In about 13 months, Boehnen said he expects IARPA will invite the groups to subject their prototypes to a common test in Washington. Potential solutions include technology that can detect if the finger that’s being scanned is alive by searching for evidence of blood flow and examine the light properties of an iris scan to confirm its integrity. Products might also scan faces, irises and fingerprints simultaneously because it's harder to disguise all three at once.
President Donald Trump’s travel ban, which attempted to block travelers from several Muslim-majority countries from entering the United States, also directed the Department of Homeland Security to invest in biometric tracking systems to process all travelers entering and exiting the country.

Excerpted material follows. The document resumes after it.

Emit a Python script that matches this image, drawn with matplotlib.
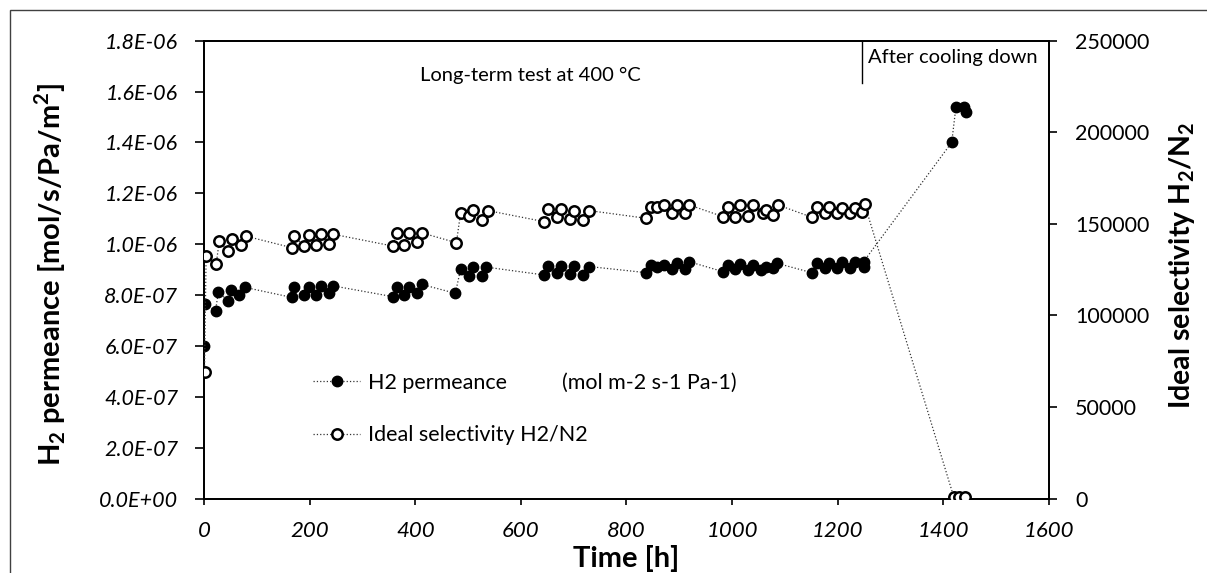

IARPA often transitions early-stage technology into the intelligence community, but potential customers might include other federal agencies who rely on biometric databases, Boehnen explained.
The Odin program isn’t focused on a specific type of attack scenario, Boehnen explained. Though “we’re trying to ensure security across a really wide range of government uses,” he said commercial customers might be interested as well—and in fact, IARPA has struggled to retain biometric research teams when large companies, including Google, recruit them.
The agency has lost at least two “high-quality teams” to Google, Boehnen said. And though it’s a challenge, “in one sense that’s a compliment because it means we’re working on the right problems. We’re funding the right people.”